E quando a disputa partidária invade a escola?

Luiz Carlos Castello Branco Rena

Artigo XIX
Todo ser humano tem direito à liberdade de opinião e expressão; este direito inclui a liberdade de, sem interferência, ter opiniões e de procurar, receber e transmitir informações e ideias por quaisquer meios e independentemente de fronteiras.

Artigo XXI
A vontade do povo será a base da autoridade do governo; esta vontade será expressa em eleições periódicas e legítimas, por sufrágio universal, por voto secreto ou processo equivalente que assegure a liberdade de voto.

Nos dias seguintes ao segundo turno das recentes eleições presidenciais, assistimos inúmeros eventos de protesto de uma parcela da população que se recusa a ouvir a voz das urnas. Lideranças e apoiadores do candidato derrotado passaram a mobilizar os seus seguidores para o movimento de bloqueio das principais rodovias do país. O longo silêncio do próprio candidato derrotado foi interpretado como apoio à atitude antidemocrática de recusa dos resultados proclamados na noite do domingo, 30 de outubro.

Uma cena em especial, que viralizou nas redes sociais, chamou a atenção por ter uma escola tradicional como cenário desse gesto de agressão ao candidato eleito e de rejeição das regras do jogo democrático. Um grande contingente de estudantes de Ensino Médio ocupara o pátio central do Colégio Marista de Curitiba, para proferir insultos contra o Presidente eleito e bradar contra a Democracia.

Ao longo da campanha eleitoral foram muitos os relatos de colegas da Educação Infantil e da Educação Básica sobre situações de conflito envolvendo crianças e adolescentes nas Escolas motivadas pela disputa eleitoral. Algumas dessas situações evoluem para violência, refletindo o clima de intolerância e de radicalização evidentes nas famílias e na sociedade.
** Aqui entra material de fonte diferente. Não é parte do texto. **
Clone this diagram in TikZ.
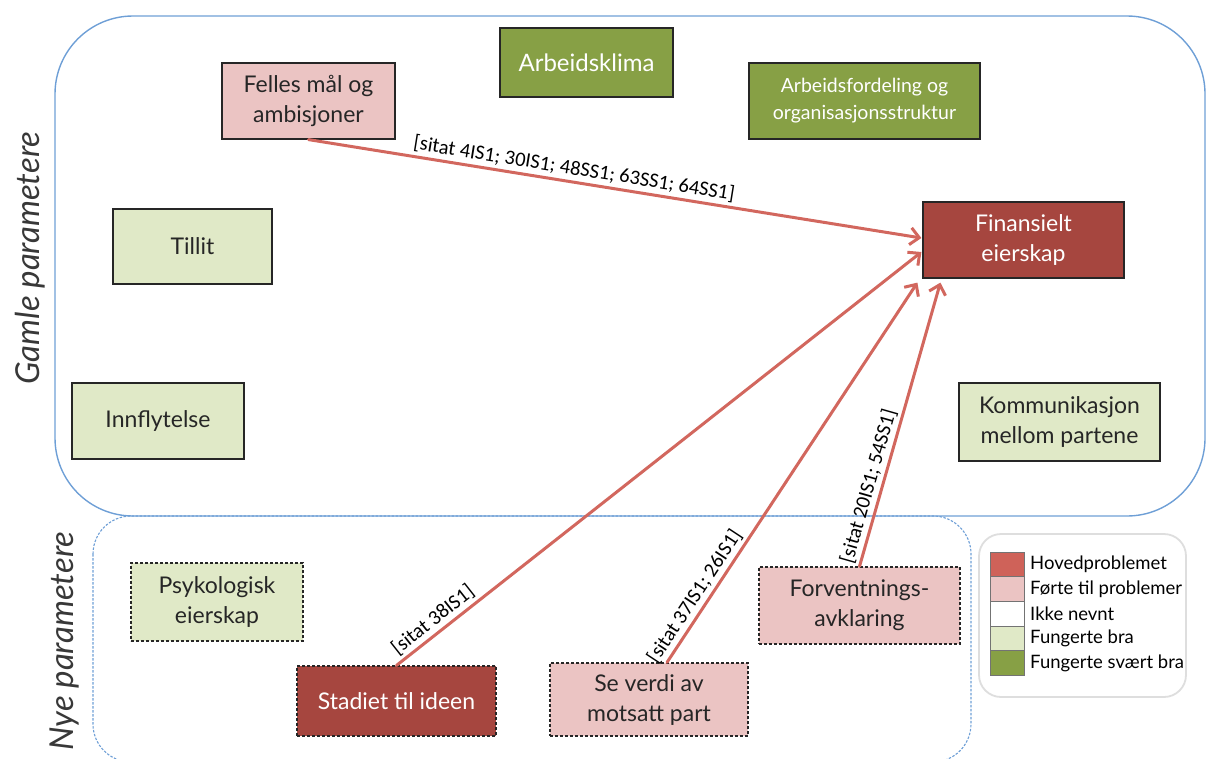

Os artigos XIX e XXI da DUDH asseguram a todos e todas o direito de organizar e manifestar livremente suas posições políticas-ideológicas sem risco à sua segurança e liberdade. Aqueles e aquelas que viveram os 21 anos da Ditadura Civil-militar (1964-1985) sabem muito bem o que é sobreviver numa sociedade governada pelas forças autoritárias de orientação fascista. Portanto, é preciso reconhecer como saudável esse interesse dos e das estudantes pela disputa partidária. É desejável e muito importante que essa discussão sobre candidaturas incluísse também o debate sobre os modelos de sociedade e de governança que as candidaturas representavam. Fazer do debate eleitoral uma janela de oportunidade para educar para a cidadania, para a consciência de pertença a um povo e uma nação que não se traduza num sentimento patriótico pueril e oportunista.

Num ambiente de muita radicalização e ânimos inflamados a tendência é reprimir e, em alguns casos, punir as crianças e adolescentes que se confrontam, às vezes, de forma pouco civilizada. Como educadores e educadoras precisamos reconhecer que a via da repressão ou da indiferença, deixando acontecer, não são as melhores respostas para o problema. Seria mais ético e pedagogicamente responsável se a Comunidade Escolar se antecipasse aos conflitos e oferecesse momentos de debate sobre as diferentes dimensões do processo eleitoral e de sua função na consolidação da Democracia e do Estado de Direito.

A democracia brasileira é muito jovem e revelou nestes últimos anos uma fragilidade preocupante, bem como é evidente que há segmentos da sociedade brasileira saudosos dos tempos sombrios da Ditadura. Numa sociedade cada vez mais plural, cabe à Escola a tarefa político-pedagógica de oferecer aos estudantes uma formação teórico-prática para a cidadania e para a convivência com os diferentes. É pela via da educação que poderemos fortalecer o projeto de uma sociedade em que adversários não sejam transformados em inimigos e o conflito das ideias não evolua para atos de violência sem limites.

O processo eleitoral se encerrará com a posse do Presidente eleito em 01 de janeiro de 2023. Mas, o processo político de consolidação da Democracia, de fortalecimento das políticas públicas e de formação de sujeitos críticos, autônomos, livres e criativos continua. Cabe a cada educador ou educadora, individualmente ou coletivamente, descobrir o melhor jeito de participar dessa empreitada que é de todos e todas.

Sobre o autor
Luiz é Pedagogo, Mestre em Psicologia Social/UFMG; assessor da Secretaria Municipal de Educação de Contagem; membro do Centro de Defesa dos Direitos Humanos de Betim; coordenador do Projeto Fala Comigo: masculinidades em debate; Diretor da Casulo Oficina de Conhecimento.